President Trump has sharply rebuked the UK government over its tax regime for North Sea oil, declaring the resource a “treasure chest” and warning high taxes threaten its economic potential. During the final day of a private visit to Scotland, the US president highlighted what he called excessively high levies that discourage investment from drillers and oil companies. On his Truth Social account, Trump wrote, “North Sea Oil is a treasure chest for the United Kingdom. The taxes are so high, however, that it makes no sense. They have essentially told drillers and oil companies that ‘we do not want you’. Incentivise the drillers, fast. A vast fortune to be made for the UK, and far lower energy costs for the people.”

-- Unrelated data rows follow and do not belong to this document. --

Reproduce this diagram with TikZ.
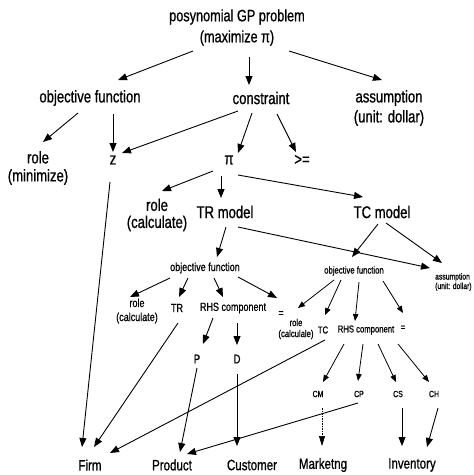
\documentclass[tikz,border=0pt]{standalone}
\usepackage{fontspec}
\setmainfont{Liberation Sans}
\newfontfamily\nf{Liberation Sans}[FakeStretch=0.77,FakeBold=0.8]
\usetikzlibrary{arrows.meta}
\begin{document}
\begin{tikzpicture}[x=1pt,y=-1pt,
  lbl/.style={inner sep=0pt, align=center},
  big/.style={lbl, font=\fontsize{17}{18}\selectfont\nf},
  bigt/.style={lbl, font=\fontsize{16.5}{21}\selectfont\nf},
  bot/.style={lbl, font=\fontsize{15}{18}\selectfont\nf},
  med/.style={lbl, font=\fontsize{11.7}{15}\selectfont\nf},
  sml/.style={lbl, font=\fontsize{10}{11}\selectfont\nf},
  tny/.style={lbl, font=\fontsize{9}{10}\selectfont\nf},
  arr/.style={line width=0.9pt, -{Triangle[length=9pt,width=7pt]}},
  arrs/.style={line width=0.8pt, -{Triangle[length=7pt,width=5.5pt]}}
]
\useasboundingbox[fill=white] (0,0) rectangle (474,475);
% nodes
\node[bigt] (top) at (237,27.5) {posynomial GP problem\\(maximize π)};
\node[big] (obj) at (90,98) {objective function};
\node[big] (con) at (261,98) {constraint};
\node[big,font=\fontsize{17}{20}\selectfont\nf] (asm) at (389,108) {assumption\\(unit: dollar)};
\node[big] (rmin) at (38,168) {role\\(minimize)};
\node[big] (z) at (113,160) {z};
\node[big] (pi) at (229,160) {π};
\node[big] (ge) at (302,160) {>=};
\node[big,font=\fontsize{17}{17}\selectfont\nf] (rcalc) at (157,215) {role\\(calculate)};
\node[big] (trm) at (225,212) {TR model};
\node[big] (tcm) at (382,212) {TC model};
\node[med] (tro) at (205,268) {objective function};
\node[sml] (tco) at (354,271) {objective function};
\node[lbl,font=\fontsize{8.8}{9.5}\selectfont\nf,anchor=west,align=left] (asm2) at (435,282) {assumption\\(unit: dollar)};
\node[med,font=\fontsize{11.7}{14}\selectfont\nf] (rcalc2) at (137,311) {role\\(calculate)};
\node[med] (tr) at (177,308) {TR};
\node[med] (rhs1) at (233,308) {RHS component};
\node[med] (eq1) at (281,314) {=};
\node[sml] (rcalc3) at (296,329) {role\\(calculale)};
\node[sml] (tc) at (323,330) {TC};
\node[sml] (rhs2) at (366,330) {RHS component};
\node[sml] (eq2) at (403,328) {=};
\node[med,font=\fontsize{12.5}{14}\selectfont\nf] (P) at (197,359) {P};
\node[med,font=\fontsize{12.5}{14}\selectfont\nf] (D) at (237,359) {D};
\node[tny] (CM) at (318,394) {CM};
\node[tny] (CP) at (359,394) {CP};
\node[tny] (CS) at (398,394) {CS};
\node[tny] (CH) at (434,394) {CH};
\node[bot] (firm) at (90,465) {Firm};
\node[bot] (prod) at (172,465) {Product};
\node[bot] (cust) at (252,465) {Customer};
\node[bot] (mkt) at (323,465) {Marketng};
\node[bot] (inv) at (412,465) {Inventory};
% connectors
\draw[arr] ([shift={(-44,23.5)}]top.center) -- ([shift={(28,-18)}]obj.center);
\draw[arr] ([shift={(12,29.5)}]top.center) -- ([shift={(-12,-13)}]con.center);
\draw[arr] ([shift={(52,23.5)}]top.center) -- ([shift={(-7,-28)}]asm.center);
\draw[arr] ([shift={(-12,15)}]obj.center) -- ([shift={(5,-26)}]rmin.center);
\draw[arr] ([shift={(23,16)}]obj.center) -- ([shift={(0,-8)}]z.center);
\draw[arr] ([shift={(-23,13)}]con.center) -- ([shift={(9,-7)}]z.center);
\draw[arr] ([shift={(-9,15)}]con.center) -- ([shift={(9,-7)}]pi.center);
\draw[arr] ([shift={(16,16)}]con.center) -- ([shift={(-6,-8)}]ge.center);
\draw[arr] ([shift={(-16,11)}]pi.center) -- ([shift={(5,-24)}]rcalc.center);
\draw[arr] ([shift={(-8,16)}]pi.center) -- ([shift={(-4,-14)}]trm.center);
\draw[arr] ([shift={(9,15)}]pi.center) -- ([shift={(-19,-15)}]tcm.center);
\draw[arr] ([shift={(-3,22)}]z.center) -- ([shift={(-8,-18)}]firm.center);
\draw[arr] ([shift={(1,15)}]trm.center) -- ([shift={(12,-11)}]tro.center);
\draw[arr] ([shift={(13,15)}]trm.center) -- ([shift={(-5,-14)}]asm2.west);
\draw[arr] ([shift={(-4,12)}]tcm.center) -- ([shift={(-2,-14)}]tco.center);
\draw[arr] ([shift={(4,11)}]tcm.center) -- ([shift={(7,-19)}]asm2.west);
\draw[arr] ([shift={(-35,10)}]tro.center) -- ([shift={(-7,-14)}]rcalc2.center);
\draw[arr] ([shift={(-17,10)}]tro.center) -- ([shift={(2,-11)}]tr.center);
\draw[arr] ([shift={(9,10)}]tro.center) -- ([shift={(-10,-11)}]rhs1.center);
\draw[arr] ([shift={(33,9)}]tro.center) -- ([shift={(-4,-16)}]eq1.center);
\draw[arrs] ([shift={(-20,9)}]tco.center) -- ([shift={(2,-21)}]rcalc3.center);
\draw[arrs] ([shift={(-13,9)}]tco.center) -- ([shift={(2,-15)}]tc.center);
\draw[arrs] ([shift={(5,11)}]tco.center) -- ([shift={(-11,-9)}]rhs2.center);
\draw[arrs] ([shift={(29,10)}]tco.center) -- ([shift={(0,-15)}]eq2.center);
\draw[arr] ([shift={(-20,10)}]rhs1.center) -- ([shift={(6,-15)}]P.center);
\draw[arr] ([shift={(4,15)}]rhs1.center) -- ([shift={(0,-14)}]D.center);
\draw[arr] ([shift={(1,15)}]tr.center) -- ([shift={(4,-18)}]firm.center);
\draw[arr] ([shift={(0,9)}]P.center) -- ([shift={(8,-13)}]prod.center);
\draw[arr] ([shift={(0,15)}]D.center) -- ([shift={(-15,-19)}]cust.center);
\draw[arr] ([shift={(2,10)}]tc.center) -- ([shift={(20,-12)}]firm.center);
\draw[arrs] ([shift={(-22,14)}]rhs2.center) -- ([shift={(5,-12)}]CM.center);
\draw[arrs] ([shift={(-3,14)}]rhs2.center) -- ([shift={(-1,-13)}]CP.center);
\draw[arrs] ([shift={(12,14)}]rhs2.center) -- ([shift={(-2,-12)}]CS.center);
\draw[arrs] ([shift={(32,14)}]rhs2.center) -- ([shift={(-5,-12)}]CH.center);
\draw[line width=0.6pt, dash pattern=on 1.5pt off 1pt, -{Triangle[length=10pt,width=6pt]}] ([shift={(4,14)}]CM.center) -- ([shift={(-1,-19)}]mkt.center);
\draw[arr] ([shift={(-1,9)}]CP.center) -- ([shift={(15,-11)}]prod.center);
\draw[arr] ([shift={(4,14)}]CS.center) -- ([shift={(-10,-19)}]inv.center);
\draw[arr] ([shift={(4,14)}]CH.center) -- ([shift={(15,-18)}]inv.center);
\end{tikzpicture}
\end{document}
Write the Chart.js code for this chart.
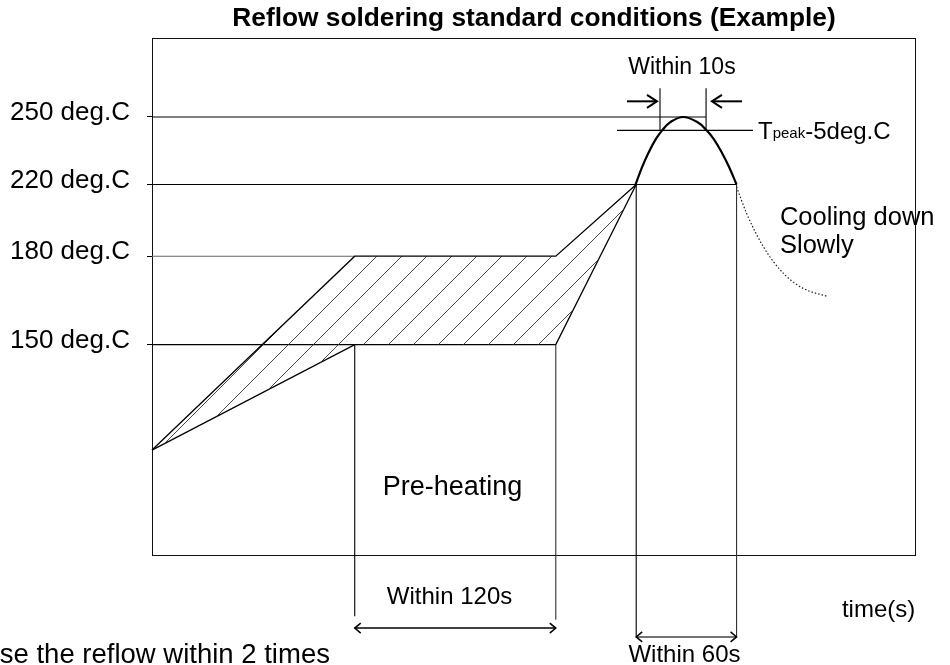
<!DOCTYPE html>
<html><head><meta charset="utf-8">
<script src="https://cdn.jsdelivr.net/npm/chart.js@4/dist/chart.umd.min.js"></script>
<style>html,body{margin:0;padding:0;background:#fff}#wrap{width:950px;height:665px;position:relative}</style>
</head><body><div id="wrap"><canvas id="c"></canvas></div>
<script>
// ---- data (schematic profile; axis is not to scale) ----
const levelLabels = ['250 deg.C', '220 deg.C', '180 deg.C', '150 deg.C'];
const levelPos    = [84.68, 71.65, 57.83, 40.77];
const levelEndX   = [330.7, 348.9, 121, 121];

const preheatX = [0, 121, 241, 289];
const upperY   = [20.43, 57.83, 57.83, 71.65];
const lowerY   = [20.43, 40.77, 40.77, 71.65];

const peakX = [288.6, 292.5, 296.2, 300.7, 304.5, 309.2, 317.0, 325.7, 331.0, 335.3, 340.3, 344.5, 348.9];
const peakY = [71.65, 75.0, 77.7, 80.4, 82.1, 83.65, 84.68, 83.65, 82.1, 80.4, 77.7, 75.0, 71.65];

const coolX = [348.9, 355.0, 365.0, 376.9, 388.8, 402.8];
const coolY = [71.2, 66.0, 59.6, 54.5, 51.6, 50.1];

const tpeakX = [277.5, 358.7];
const tpeakY = [82.1, 82.1];
const win10X = [303.2, 330.7];
const win10Top = 90.2;
const guideX   = [121, 241, 289, 348.9];
const guideTop = [40.77, 40.77, 71.65, 71.65];
const guideBot = [-11.6, -12.3, -15.6, -15.6];

const win10Arrows = [[283.5, 301.4], [352.2, 334.2]]; // [tail, head]
const win10ArrowY = 87.7;
const dim120 = [121, 241]; const dim120Y = -13.9;
const dim60  = [289, 348.9]; const dim60Y = -15.6;

// ---- helpers ----
const FONT = '"Liberation Sans", Arial, sans-serif';
const pts = (xs, ys) => xs.map((x, i) => ({x, y: ys[i]}));
function seg(data, extra) {
  return Object.assign({data, borderColor: '#000', borderWidth: 1.1, pointRadius: 0,
    fill: false, tension: 0, clip: false}, extra || {});
}
function hatchPattern() {
  const s = 25, c = document.createElement('canvas');
  c.width = s; c.height = s;
  const g = c.getContext('2d');
  g.strokeStyle = '#333'; g.lineWidth = 0.9;
  g.beginPath();
  g.moveTo(-2, s + 2); g.lineTo(s + 2, -2);
  g.moveTo(-2, 2); g.lineTo(2, -2);
  g.moveTo(s - 2, s + 2); g.lineTo(s + 2, s - 2);
  g.stroke();
  const p = g.createPattern(c, 'repeat');
  try { p.setTransform(new DOMMatrix([1, 0, 0, 1, 8, 0])); } catch (e) {}
  return p;
}

const datasets = [
  seg(pts(preheatX, upperY), {fill: '+1', backgroundColor: hatchPattern(), borderWidth: 1.3}),
  seg(pts(preheatX, lowerY), {borderWidth: 1.3}),
];
levelPos.forEach((p, i) => datasets.push(seg([{x: 0, y: p}, {x: levelEndX[i], y: p}],
  {borderColor: i === 2 ? '#666' : '#000'})));
datasets.push(seg(pts(peakX, peakY), {borderWidth: 2.2, tension: 0.4}));
datasets.push(seg(pts(coolX, coolY), {borderWidth: 1.2, borderDash: [1.5, 2], cubicInterpolationMode: 'monotone', borderColor: '#222'}));
datasets.push(seg(pts(tpeakX, tpeakY)));
win10X.forEach(x => datasets.push(seg([{x, y: win10Top}, {x, y: tpeakY[0]}])));
guideX.forEach((x, i) => datasets.push(seg([{x, y: guideTop[i]}, {x, y: guideBot[i]}],
  {borderColor: i === 3 || i === 1 ? '#333' : '#000'})));

// ---- annotations (text + arrows) drawn through the scales ----
const notes = [
  {t: 'Within 10s', x: 316.3, y: 92.9, a: 'center', s: 23},
  {t: 'Cooling down', x: 374.8, y: 63.9, a: 'left', s: 25.5},
  {t: 'Slowly', x: 374.8, y: 58.35, a: 'left', s: 25.5},
  {t: 'Pre-heating', x: 179.4, y: 11.76, a: 'center', s: 27},
  {t: 'Within 120s', x: 177.6, y: -9.25, a: 'center', s: 24},
  {t: 'time(s)', x: 411.8, y: -11.76, a: 'left', s: 24},
  {t: 'Within 60s', x: 317.8, y: -20.4, a: 'center', s: 24},
  {t: 'Use the reflow within 2 times', x: -102.7, y: -20.6, a: 'left', s: 27.5},
];

function head(ctx, x, y, dir, len, half) {
  ctx.beginPath();
  ctx.moveTo(x - dir * len, y - half); ctx.lineTo(x, y); ctx.lineTo(x - dir * len, y + half);
  ctx.stroke();
}

const annot = {
  id: 'annot',
  beforeDatasetsDraw(chart) {
    const {ctx, chartArea: a} = chart;
    ctx.save();
    ctx.strokeStyle = '#111'; ctx.lineWidth = 1;
    ctx.strokeRect(Math.round(a.left) + 0.5, Math.round(a.top) + 0.5,
      Math.round(a.right - a.left) - 1, Math.round(a.bottom - a.top) - 1);
    ctx.restore();
  },
  afterDraw(chart) {
    const {ctx} = chart, X = chart.scales.x, Y = chart.scales.y;
    const px = v => X.getPixelForValue(v), py = v => Y.getPixelForValue(v);
    ctx.save();
    ctx.fillStyle = '#000'; ctx.textBaseline = 'alphabetic';
    notes.forEach(n => {
      ctx.font = n.s + 'px ' + FONT; ctx.textAlign = n.a;
      ctx.fillText(n.t, px(n.x), py(n.y));
    });
    // T peak - 5 deg.C
    let x0 = px(361.7); const yb = py(80.4);
    ctx.textAlign = 'left';
    ctx.font = '24px ' + FONT; ctx.fillText('T', x0, yb); x0 += ctx.measureText('T').width;
    ctx.font = '15px ' + FONT; ctx.fillText('peak', x0, yb - 1); x0 += ctx.measureText('peak').width;
    ctx.font = '24px ' + FONT; ctx.fillText('-5deg.C', x0, yb);
    // within 10s arrows
    ctx.strokeStyle = '#000'; ctx.lineWidth = 2; ctx.lineCap = 'butt';
    win10Arrows.forEach(([t, h]) => {
      const y = py(win10ArrowY), a = px(t), b = px(h), dir = b > a ? 1 : -1;
      ctx.beginPath(); ctx.moveTo(a, y); ctx.lineTo(b, y); ctx.stroke();
      head(ctx, b, y, dir, 10, 6.5);
    });
    // dimension arrows
    [[dim120, dim120Y, '#000'], [dim60, dim60Y, '#444']].forEach(([d, yv, col]) => {
      const y = py(yv), a = px(d[0]), b = px(d[1]);
      ctx.strokeStyle = col; ctx.lineWidth = 1.5;
      ctx.beginPath(); ctx.moveTo(a, y); ctx.lineTo(b, y); ctx.stroke();
      ctx.strokeStyle = '#000';
      head(ctx, a, y, -1, 6, 5); head(ctx, b, y, 1, 6, 5);
    });
    ctx.restore();
  }
};

new Chart(document.getElementById('c'), {
  type: 'line',
  data: {datasets},
  plugins: [annot],
  options: {
    responsive: true, maintainAspectRatio: false, animation: false,
    layout: {padding: {left: 0, right: 34, top: 0, bottom: 109}},
    plugins: {
      legend: {display: false}, tooltip: {enabled: false},
      title: {display: true, fullSize: false,
        text: 'Reflow soldering standard conditions (Example)',
        color: '#000', font: {family: FONT, size: 26.3, weight: 'bold', lineHeight: 1.2},
        padding: {top: 3, bottom: 3}}
    },
    scales: {
      x: {type: 'linear', min: 0, max: 456, display: false},
      y: {type: 'linear', min: 0, max: 100,
        afterFit: s => { s.width = 152; },
        afterBuildTicks: s => { s.ticks = levelPos.map(v => ({value: v})); },
        border: {display: false},
        grid: {drawOnChartArea: false, drawTicks: true, tickLength: 5, color: '#000'},
        ticks: {color: '#000', padding: 17, labelOffset: -4, autoSkip: false,
          font: {family: FONT, size: 26},
          callback: v => levelLabels[levelPos.indexOf(v)]}
      }
    }
  }
});
</script></body></html>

Trump was in Scotland for the opening of a new Trump International golf course on the Menie estate in Aberdeenshire and met with First Minister John Swinney. In a press conference at his Turnberry golf course, he advised Prime Minister Keir Starmer to cut taxes and address small-boat crossings, emphasising his opposition to current energy policy. His visit coincides with key developments in UK energy strategy, particularly Labour’s approach to oil exploration in the North Sea.
The Labour party now supports existing oilfields and discoveries but has pledged not to issue new licences for offshore exploration, aligning with the International Energy Agency’s guidance to limit new development to achieve net zero by 2050. Labour’s manifesto policy, announced last year, made clear it would not revoke current licences, referencing major projects like Shell’s Jackdaw gas field and Equinor’s Rosebank oilfield. These projects have faced legal challenges, but regulatory revisions are expected to allow them to proceed under new environmental rules.
North Sea oil and gas production peaked in 1999 and has steadily declined, prompting calls to maximise remaining output through 2050. The introduction of the energy profit levy in 2022, originally a 25 per cent surcharge later increased and extended, brought the effective tax rate on North Sea profits to 78 per cent in the most recent budget. The sector has warned that the current tax burden inhibits investment and job creation, particularly in an ageing basin facing high costs.
Some oil firms have already reduced headcount and redirected investments overseas, while consolidation in the industry continues. Shell and Equinor are merging their North Sea operations, and smaller players like Ithaca Energy and Serica Energy are acquiring rivals. Trade group Offshore Energies UK argues existing tax policies put tens of thousands of jobs at risk, especially as renewable energy sectors are not yet able to absorb the displaced workforce.
Environmental advocacy groups continue to call for an accelerated transition away from oil and gas, arguing that new drilling will not significantly reduce consumer bills or increase the UK’s long-term energy security. As the UK government seeks a balance between economic interests, energy security and environmental commitments, the future of North Sea oil will remain at the centre of both political debate and economic strategy.